**DATA EXTRACT**
┄┄┄┄┄┄┄┄┄┄┄┄┄┄┄┄┄┄┄┄
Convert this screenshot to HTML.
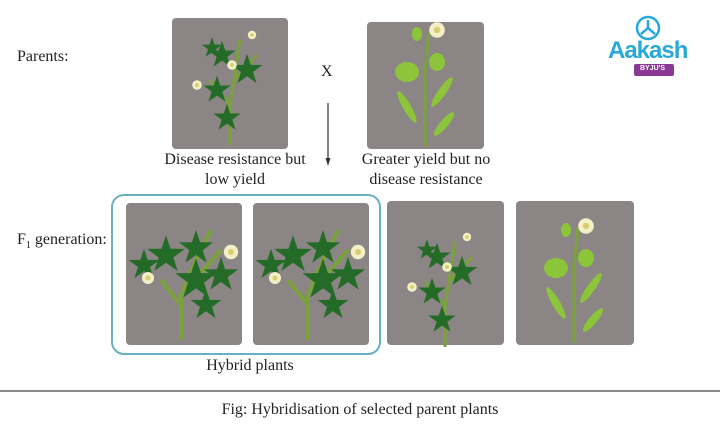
<!DOCTYPE html>
<html><head><meta charset="utf-8"><style>
html,body{margin:0;padding:0;background:#fff;}
body{width:720px;height:436px;position:relative;overflow:hidden;font-family:"Liberation Serif",serif;color:#222;}
.t{position:absolute;font-size:16px;line-height:20px;white-space:nowrap;}
svg{position:absolute;left:0;top:0;}
</style></head><body>
<svg width="720" height="436" viewBox="0 0 720 436">
<defs>
<path id="lf" d="M0,-18 L4.1,-5.7 L17.1,-5.6 L6.7,2.2 L10.6,14.6 L0,7 L-10.6,14.6 L-6.7,2.2 L-17.1,-5.6 L-4.1,-5.7Z"/>
<g id="flw"><circle r="6" fill="#f3f0c8"/><circle r="2.5" fill="#d8d070"/></g>
<g id="dense">
<path d="M55,130 L55,85 L70,50 L85,20 M55,95 L35,70 M60,80 L95,40" stroke="#7aa23a" stroke-width="4" fill="none"/>
<g fill="#246b28">
<use href="#lf" transform="translate(40,45) scale(1.1)"/>
<use href="#lf" transform="translate(18,55) scale(0.9)"/>
<use href="#lf" transform="translate(70,38) scale(1)"/>
<use href="#lf" transform="translate(70,70) scale(1.2)"/>
<use href="#lf" transform="translate(95,65) scale(1)"/>
<use href="#lf" transform="translate(80,95) scale(0.9)"/>
</g>
<use href="#flw" transform="translate(22,68)"/>
<use href="#flw" transform="translate(105,42) scale(1.2)"/>
</g>
<g id="wild">
<path d="M58,135 L58,95 L65,50 L68,30 M58,95 L38,70 M62,70 L85,45" stroke="#7aa23a" stroke-width="3" fill="none"/>
<g fill="#246b28">
<use href="#lf" transform="translate(50,45) scale(0.8)"/>
<use href="#lf" transform="translate(75,60) scale(0.9)"/>
<use href="#lf" transform="translate(45,80) scale(0.8)"/>
<use href="#lf" transform="translate(55,108) scale(0.8)"/>
<use href="#lf" transform="translate(40,38) scale(0.6)"/>
</g>
<use href="#flw" transform="translate(60,55) scale(0.8)"/>
<use href="#flw" transform="translate(25,75) scale(0.8)"/>
<use href="#flw" transform="translate(80,25) scale(0.7)"/>
</g>
<g id="tall">
<path d="M58,135 L58,60 L62,20" stroke="#7aa23a" stroke-width="3" fill="none"/>
<g fill="#8cc43a">
<ellipse cx="40" cy="60" rx="12" ry="10"/>
<ellipse cx="70" cy="50" rx="8" ry="9"/>
<ellipse cx="50" cy="22" rx="5" ry="7"/>
<ellipse cx="40" cy="95" rx="4" ry="18" transform="rotate(-30 40 95)"/>
<ellipse cx="75" cy="80" rx="4" ry="18" transform="rotate(35 75 80)"/>
<ellipse cx="77" cy="112" rx="4" ry="15" transform="rotate(40 77 112)"/>
</g>
<use href="#flw" transform="translate(70,18) scale(1.3)"/>
</g>
</defs>
<rect x="112" y="195" width="268" height="159" rx="12" fill="none" stroke="#6ab0c0" stroke-width="2"/>
<rect x="172" y="18" width="116" height="131" rx="4" fill="#8c8585"/>
<use href="#wild" transform="translate(172,10)"/>
<rect x="367" y="22" width="117" height="127" rx="4" fill="#8c8585"/>
<use href="#tall" transform="translate(367,12)"/>
<rect x="126" y="203" width="116" height="142" rx="4" fill="#8c8585"/>
<use href="#dense" transform="translate(126,210)"/>
<rect x="253" y="203" width="116" height="142" rx="4" fill="#8c8585"/>
<use href="#dense" transform="translate(253,210)"/>
<rect x="387" y="201" width="117" height="144" rx="4" fill="#8c8585"/>
<use href="#wild" transform="translate(387,212)"/>
<rect x="516" y="201" width="118" height="144" rx="4" fill="#8c8585"/>
<use href="#tall" transform="translate(516,208)"/>
<line x1="328" y1="103" x2="328" y2="162" stroke="#333" stroke-width="1.2"/>
<path d="M325.5,158 L328,166 L330.5,158Z" fill="#333"/>
<line x1="0" y1="391" x2="720" y2="391" stroke="#666" stroke-width="1.5"/>
<circle cx="648" cy="28" r="11" fill="none" stroke="#2aa8d8" stroke-width="2.5"/>
<path d="M648,20 L648,28 L641,34 M648,28 L655,34" stroke="#2aa8d8" stroke-width="2.5" fill="none"/>
<rect x="634" y="64" width="40" height="12" rx="2" fill="#8a3a94"/>
</svg>
<div class="t" style="left:17px;top:47px;">Parents:</div>
<div class="t" style="left:321px;top:62px;">X</div>
<div class="t" style="left:135px;top:150px;width:200px;text-align:center;">Disease resistance but<br>low yield</div>
<div class="t" style="left:326px;top:150px;width:200px;text-align:center;">Greater yield but no<br>disease resistance</div>
<div class="t" style="left:17px;top:230px;">F<sub style="font-size:10px">1</sub> generation:</div>
<div class="t" style="left:180px;top:356px;width:140px;text-align:center;">Hybrid plants</div>
<div class="t" style="left:160px;top:400px;width:400px;text-align:center;">Fig: Hybridisation of selected parent plants</div>
<div style="position:absolute;left:608px;top:37px;font-family:'Liberation Sans',sans-serif;font-weight:bold;font-size:24px;color:#2aa8d8;letter-spacing:-1px;">Aakash</div>
<div style="position:absolute;left:640px;top:65px;font-family:'Liberation Sans',sans-serif;font-size:7px;color:#fff;font-weight:bold;">BYJU'S</div>
</body></html>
┄┄┄┄┄┄┄┄┄┄┄┄┄┄┄┄┄┄┄┄
**YOUR OBJECTIVE**
Extract every line of the data exactly; pictures stay out.

**ANSWER TO THE TASK**
Convert this screenshot to HTML.
<!DOCTYPE html>
<html><head><meta charset="utf-8"><style>
html,body{margin:0;padding:0;background:#fff;}
body{width:720px;height:436px;position:relative;overflow:hidden;font-family:"Liberation Serif",serif;color:#222;}
.t{position:absolute;font-size:16px;line-height:20px;white-space:nowrap;}
svg{position:absolute;left:0;top:0;}
</style></head><body>
<svg width="720" height="436" viewBox="0 0 720 436">
<defs>
<path id="lf" d="M0,-18 L4.1,-5.7 L17.1,-5.6 L6.7,2.2 L10.6,14.6 L0,7 L-10.6,14.6 L-6.7,2.2 L-17.1,-5.6 L-4.1,-5.7Z"/>
<g id="flw"><circle r="6" fill="#f3f0c8"/><circle r="2.5" fill="#d8d070"/></g>
<g id="dense">
<path d="M55,130 L55,85 L70,50 L85,20 M55,95 L35,70 M60,80 L95,40" stroke="#7aa23a" stroke-width="4" fill="none"/>
<g fill="#246b28">
<use href="#lf" transform="translate(40,45) scale(1.1)"/>
<use href="#lf" transform="translate(18,55) scale(0.9)"/>
<use href="#lf" transform="translate(70,38) scale(1)"/>
<use href="#lf" transform="translate(70,70) scale(1.2)"/>
<use href="#lf" transform="translate(95,65) scale(1)"/>
<use href="#lf" transform="translate(80,95) scale(0.9)"/>
</g>
<use href="#flw" transform="translate(22,68)"/>
<use href="#flw" transform="translate(105,42) scale(1.2)"/>
</g>
<g id="wild">
<path d="M58,135 L58,95 L65,50 L68,30 M58,95 L38,70 M62,70 L85,45" stroke="#7aa23a" stroke-width="3" fill="none"/>
<g fill="#246b28">
<use href="#lf" transform="translate(50,45) scale(0.8)"/>
<use href="#lf" transform="translate(75,60) scale(0.9)"/>
<use href="#lf" transform="translate(45,80) scale(0.8)"/>
<use href="#lf" transform="translate(55,108) scale(0.8)"/>
<use href="#lf" transform="translate(40,38) scale(0.6)"/>
</g>
<use href="#flw" transform="translate(60,55) scale(0.8)"/>
<use href="#flw" transform="translate(25,75) scale(0.8)"/>
<use href="#flw" transform="translate(80,25) scale(0.7)"/>
</g>
<g id="tall">
<path d="M58,135 L58,60 L62,20" stroke="#7aa23a" stroke-width="3" fill="none"/>
<g fill="#8cc43a">
<ellipse cx="40" cy="60" rx="12" ry="10"/>
<ellipse cx="70" cy="50" rx="8" ry="9"/>
<ellipse cx="50" cy="22" rx="5" ry="7"/>
<ellipse cx="40" cy="95" rx="4" ry="18" transform="rotate(-30 40 95)"/>
<ellipse cx="75" cy="80" rx="4" ry="18" transform="rotate(35 75 80)"/>
<ellipse cx="77" cy="112" rx="4" ry="15" transform="rotate(40 77 112)"/>
</g>
<use href="#flw" transform="translate(70,18) scale(1.3)"/>
</g>
</defs>
<rect x="112" y="195" width="268" height="159" rx="12" fill="none" stroke="#6ab0c0" stroke-width="2"/>
<rect x="172" y="18" width="116" height="131" rx="4" fill="#8c8585"/>
<use href="#wild" transform="translate(172,10)"/>
<rect x="367" y="22" width="117" height="127" rx="4" fill="#8c8585"/>
<use href="#tall" transform="translate(367,12)"/>
<rect x="126" y="203" width="116" height="142" rx="4" fill="#8c8585"/>
<use href="#dense" transform="translate(126,210)"/>
<rect x="253" y="203" width="116" height="142" rx="4" fill="#8c8585"/>
<use href="#dense" transform="translate(253,210)"/>
<rect x="387" y="201" width="117" height="144" rx="4" fill="#8c8585"/>
<use href="#wild" transform="translate(387,212)"/>
<rect x="516" y="201" width="118" height="144" rx="4" fill="#8c8585"/>
<use href="#tall" transform="translate(516,208)"/>
<line x1="328" y1="103" x2="328" y2="162" stroke="#333" stroke-width="1.2"/>
<path d="M325.5,158 L328,166 L330.5,158Z" fill="#333"/>
<line x1="0" y1="391" x2="720" y2="391" stroke="#666" stroke-width="1.5"/>
<circle cx="648" cy="28" r="11" fill="none" stroke="#2aa8d8" stroke-width="2.5"/>
<path d="M648,20 L648,28 L641,34 M648,28 L655,34" stroke="#2aa8d8" stroke-width="2.5" fill="none"/>
<rect x="634" y="64" width="40" height="12" rx="2" fill="#8a3a94"/>
</svg>
<div class="t" style="left:17px;top:47px;">Parents:</div>
<div class="t" style="left:321px;top:62px;">X</div>
<div class="t" style="left:135px;top:150px;width:200px;text-align:center;">Disease resistance but<br>low yield</div>
<div class="t" style="left:326px;top:150px;width:200px;text-align:center;">Greater yield but no<br>disease resistance</div>
<div class="t" style="left:17px;top:230px;">F<sub style="font-size:10px">1</sub> generation:</div>
<div class="t" style="left:180px;top:356px;width:140px;text-align:center;">Hybrid plants</div>
<div class="t" style="left:160px;top:400px;width:400px;text-align:center;">Fig: Hybridisation of selected parent plants</div>
<div style="position:absolute;left:608px;top:37px;font-family:'Liberation Sans',sans-serif;font-weight:bold;font-size:24px;color:#2aa8d8;letter-spacing:-1px;">Aakash</div>
<div style="position:absolute;left:640px;top:65px;font-family:'Liberation Sans',sans-serif;font-size:7px;color:#fff;font-weight:bold;">BYJU'S</div>
</body></html>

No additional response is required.